EXERCISE BRIEF: Using the records below, copy exactly the part that opens with the line holding "Emit a Python" and closes with the line holding "ax2.spines[sp].set_visible(False)", minus the pictures.
--- Start INPUT RECORDS ---
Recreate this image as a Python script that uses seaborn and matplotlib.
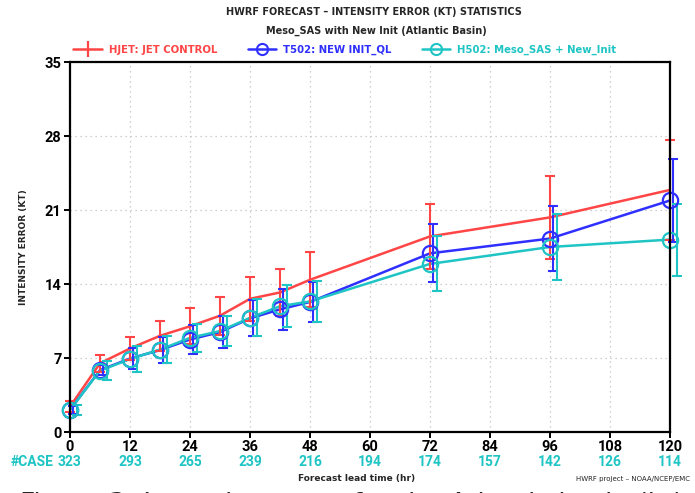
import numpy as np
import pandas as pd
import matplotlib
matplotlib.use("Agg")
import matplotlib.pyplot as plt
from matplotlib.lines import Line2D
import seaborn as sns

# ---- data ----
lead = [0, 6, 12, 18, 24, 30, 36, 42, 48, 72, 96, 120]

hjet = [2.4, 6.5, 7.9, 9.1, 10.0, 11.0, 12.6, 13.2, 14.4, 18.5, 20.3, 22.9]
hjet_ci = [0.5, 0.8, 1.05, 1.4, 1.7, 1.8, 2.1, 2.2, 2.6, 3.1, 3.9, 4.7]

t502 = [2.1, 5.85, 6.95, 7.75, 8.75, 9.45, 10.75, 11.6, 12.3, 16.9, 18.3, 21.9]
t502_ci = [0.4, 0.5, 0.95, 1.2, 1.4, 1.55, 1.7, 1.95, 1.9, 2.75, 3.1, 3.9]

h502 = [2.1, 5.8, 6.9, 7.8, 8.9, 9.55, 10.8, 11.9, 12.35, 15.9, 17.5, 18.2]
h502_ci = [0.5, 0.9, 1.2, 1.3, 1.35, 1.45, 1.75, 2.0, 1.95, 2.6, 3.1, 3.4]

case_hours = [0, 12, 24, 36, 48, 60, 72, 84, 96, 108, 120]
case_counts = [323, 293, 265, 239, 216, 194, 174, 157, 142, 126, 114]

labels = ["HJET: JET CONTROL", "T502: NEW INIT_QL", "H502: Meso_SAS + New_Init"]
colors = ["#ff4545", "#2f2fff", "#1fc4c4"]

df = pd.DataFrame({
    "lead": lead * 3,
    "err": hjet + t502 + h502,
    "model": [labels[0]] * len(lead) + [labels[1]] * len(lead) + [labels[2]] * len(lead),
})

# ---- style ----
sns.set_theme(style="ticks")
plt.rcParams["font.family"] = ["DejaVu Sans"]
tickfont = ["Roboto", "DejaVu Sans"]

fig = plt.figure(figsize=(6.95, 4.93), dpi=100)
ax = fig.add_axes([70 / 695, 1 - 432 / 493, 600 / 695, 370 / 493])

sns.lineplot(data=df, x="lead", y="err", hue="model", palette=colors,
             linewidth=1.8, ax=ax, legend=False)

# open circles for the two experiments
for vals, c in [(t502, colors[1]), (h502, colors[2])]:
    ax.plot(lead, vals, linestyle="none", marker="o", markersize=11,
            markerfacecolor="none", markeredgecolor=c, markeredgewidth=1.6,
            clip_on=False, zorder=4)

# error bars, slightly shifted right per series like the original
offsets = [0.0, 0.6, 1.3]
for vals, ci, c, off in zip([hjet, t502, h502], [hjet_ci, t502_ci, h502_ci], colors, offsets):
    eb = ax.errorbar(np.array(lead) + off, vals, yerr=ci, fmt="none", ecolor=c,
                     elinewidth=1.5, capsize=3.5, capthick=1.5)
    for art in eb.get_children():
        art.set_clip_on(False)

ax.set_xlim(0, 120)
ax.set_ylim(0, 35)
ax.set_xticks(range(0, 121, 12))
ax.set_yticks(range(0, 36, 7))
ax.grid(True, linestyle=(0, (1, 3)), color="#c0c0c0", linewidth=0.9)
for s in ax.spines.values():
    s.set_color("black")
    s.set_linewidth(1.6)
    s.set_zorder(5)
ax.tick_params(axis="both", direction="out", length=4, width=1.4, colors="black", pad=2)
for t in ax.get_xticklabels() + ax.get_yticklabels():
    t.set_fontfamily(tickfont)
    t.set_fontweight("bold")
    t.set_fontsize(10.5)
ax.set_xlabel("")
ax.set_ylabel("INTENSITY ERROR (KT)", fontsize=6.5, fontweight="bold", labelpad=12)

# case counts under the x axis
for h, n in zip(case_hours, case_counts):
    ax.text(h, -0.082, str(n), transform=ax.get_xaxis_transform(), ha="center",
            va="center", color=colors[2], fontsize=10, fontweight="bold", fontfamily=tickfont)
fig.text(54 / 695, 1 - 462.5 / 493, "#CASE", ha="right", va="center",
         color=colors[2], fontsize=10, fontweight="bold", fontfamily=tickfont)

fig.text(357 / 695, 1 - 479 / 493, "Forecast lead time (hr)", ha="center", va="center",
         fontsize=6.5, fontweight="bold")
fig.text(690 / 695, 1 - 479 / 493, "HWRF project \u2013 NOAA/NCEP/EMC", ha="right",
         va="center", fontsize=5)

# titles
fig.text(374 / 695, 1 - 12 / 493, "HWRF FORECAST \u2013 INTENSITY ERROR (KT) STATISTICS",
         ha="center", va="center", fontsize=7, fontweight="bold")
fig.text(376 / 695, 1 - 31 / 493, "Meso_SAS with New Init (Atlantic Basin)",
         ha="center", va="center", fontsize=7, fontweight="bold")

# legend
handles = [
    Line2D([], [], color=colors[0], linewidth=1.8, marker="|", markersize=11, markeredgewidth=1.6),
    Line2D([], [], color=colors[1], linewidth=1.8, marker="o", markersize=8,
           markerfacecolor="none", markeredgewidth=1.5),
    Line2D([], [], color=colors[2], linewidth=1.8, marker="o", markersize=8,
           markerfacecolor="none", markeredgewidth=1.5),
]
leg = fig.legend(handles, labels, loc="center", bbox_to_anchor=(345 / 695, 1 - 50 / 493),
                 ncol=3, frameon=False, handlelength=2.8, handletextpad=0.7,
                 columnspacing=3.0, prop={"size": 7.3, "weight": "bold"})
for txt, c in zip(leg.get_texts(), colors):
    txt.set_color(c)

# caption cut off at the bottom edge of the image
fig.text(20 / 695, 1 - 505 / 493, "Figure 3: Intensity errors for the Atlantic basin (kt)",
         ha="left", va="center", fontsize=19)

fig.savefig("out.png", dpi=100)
--- End INPUT RECORDS ---
--- Start INPUT RECORDS ---
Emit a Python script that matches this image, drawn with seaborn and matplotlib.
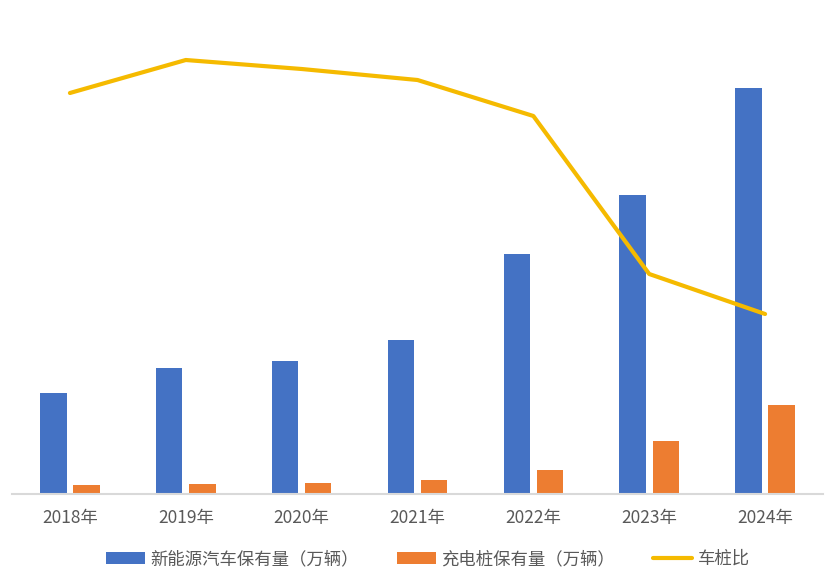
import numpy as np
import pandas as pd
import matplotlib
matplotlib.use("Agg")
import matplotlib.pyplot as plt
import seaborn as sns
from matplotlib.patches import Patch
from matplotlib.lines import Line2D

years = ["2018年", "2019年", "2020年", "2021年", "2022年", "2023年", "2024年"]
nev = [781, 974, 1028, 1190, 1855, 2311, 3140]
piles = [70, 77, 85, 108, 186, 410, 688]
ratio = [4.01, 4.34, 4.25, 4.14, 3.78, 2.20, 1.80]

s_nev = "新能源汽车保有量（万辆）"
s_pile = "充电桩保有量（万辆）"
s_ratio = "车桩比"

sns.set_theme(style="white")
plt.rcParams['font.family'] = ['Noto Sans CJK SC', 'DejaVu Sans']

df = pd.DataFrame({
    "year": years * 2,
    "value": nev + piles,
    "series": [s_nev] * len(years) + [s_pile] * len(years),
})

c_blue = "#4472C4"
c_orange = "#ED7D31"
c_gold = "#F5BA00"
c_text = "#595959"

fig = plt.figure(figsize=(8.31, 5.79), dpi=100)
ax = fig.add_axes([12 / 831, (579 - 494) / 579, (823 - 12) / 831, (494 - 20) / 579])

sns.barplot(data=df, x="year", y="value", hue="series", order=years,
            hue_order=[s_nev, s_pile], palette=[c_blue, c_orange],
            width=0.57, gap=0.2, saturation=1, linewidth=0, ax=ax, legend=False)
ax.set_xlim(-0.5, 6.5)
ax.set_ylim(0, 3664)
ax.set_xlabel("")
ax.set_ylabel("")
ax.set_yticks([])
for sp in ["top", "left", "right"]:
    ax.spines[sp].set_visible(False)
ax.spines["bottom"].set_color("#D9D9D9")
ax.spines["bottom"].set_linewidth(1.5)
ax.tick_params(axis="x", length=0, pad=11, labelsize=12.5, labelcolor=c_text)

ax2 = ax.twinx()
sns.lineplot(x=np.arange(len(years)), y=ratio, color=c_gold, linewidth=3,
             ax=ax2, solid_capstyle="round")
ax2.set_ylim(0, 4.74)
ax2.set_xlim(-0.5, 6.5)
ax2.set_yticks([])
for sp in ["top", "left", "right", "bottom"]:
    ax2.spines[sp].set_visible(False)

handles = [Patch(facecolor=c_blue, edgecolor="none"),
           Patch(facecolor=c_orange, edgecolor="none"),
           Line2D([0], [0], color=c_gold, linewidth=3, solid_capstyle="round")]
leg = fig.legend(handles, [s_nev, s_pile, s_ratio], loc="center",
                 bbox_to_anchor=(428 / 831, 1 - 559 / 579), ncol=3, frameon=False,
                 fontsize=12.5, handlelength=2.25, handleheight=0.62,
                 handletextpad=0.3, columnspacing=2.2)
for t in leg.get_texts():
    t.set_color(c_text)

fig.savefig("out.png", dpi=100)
--- End INPUT RECORDS ---
EXERCISE ANSWER:
Emit a Python script that matches this image, drawn with seaborn and matplotlib.
import numpy as np
import pandas as pd
import matplotlib
matplotlib.use("Agg")
import matplotlib.pyplot as plt
import seaborn as sns
from matplotlib.patches import Patch
from matplotlib.lines import Line2D

years = ["2018年", "2019年", "2020年", "2021年", "2022年", "2023年", "2024年"]
nev = [781, 974, 1028, 1190, 1855, 2311, 3140]
piles = [70, 77, 85, 108, 186, 410, 688]
ratio = [4.01, 4.34, 4.25, 4.14, 3.78, 2.20, 1.80]

s_nev = "新能源汽车保有量（万辆）"
s_pile = "充电桩保有量（万辆）"
s_ratio = "车桩比"

sns.set_theme(style="white")
plt.rcParams['font.family'] = ['Noto Sans CJK SC', 'DejaVu Sans']

df = pd.DataFrame({
    "year": years * 2,
    "value": nev + piles,
    "series": [s_nev] * len(years) + [s_pile] * len(years),
})

c_blue = "#4472C4"
c_orange = "#ED7D31"
c_gold = "#F5BA00"
c_text = "#595959"

fig = plt.figure(figsize=(8.31, 5.79), dpi=100)
ax = fig.add_axes([12 / 831, (579 - 494) / 579, (823 - 12) / 831, (494 - 20) / 579])

sns.barplot(data=df, x="year", y="value", hue="series", order=years,
            hue_order=[s_nev, s_pile], palette=[c_blue, c_orange],
            width=0.57, gap=0.2, saturation=1, linewidth=0, ax=ax, legend=False)
ax.set_xlim(-0.5, 6.5)
ax.set_ylim(0, 3664)
ax.set_xlabel("")
ax.set_ylabel("")
ax.set_yticks([])
for sp in ["top", "left", "right"]:
    ax.spines[sp].set_visible(False)
ax.spines["bottom"].set_color("#D9D9D9")
ax.spines["bottom"].set_linewidth(1.5)
ax.tick_params(axis="x", length=0, pad=11, labelsize=12.5, labelcolor=c_text)

ax2 = ax.twinx()
sns.lineplot(x=np.arange(len(years)), y=ratio, color=c_gold, linewidth=3,
             ax=ax2, solid_capstyle="round")
ax2.set_ylim(0, 4.74)
ax2.set_xlim(-0.5, 6.5)
ax2.set_yticks([])
for sp in ["top", "left", "right", "bottom"]:
    ax2.spines[sp].set_visible(False)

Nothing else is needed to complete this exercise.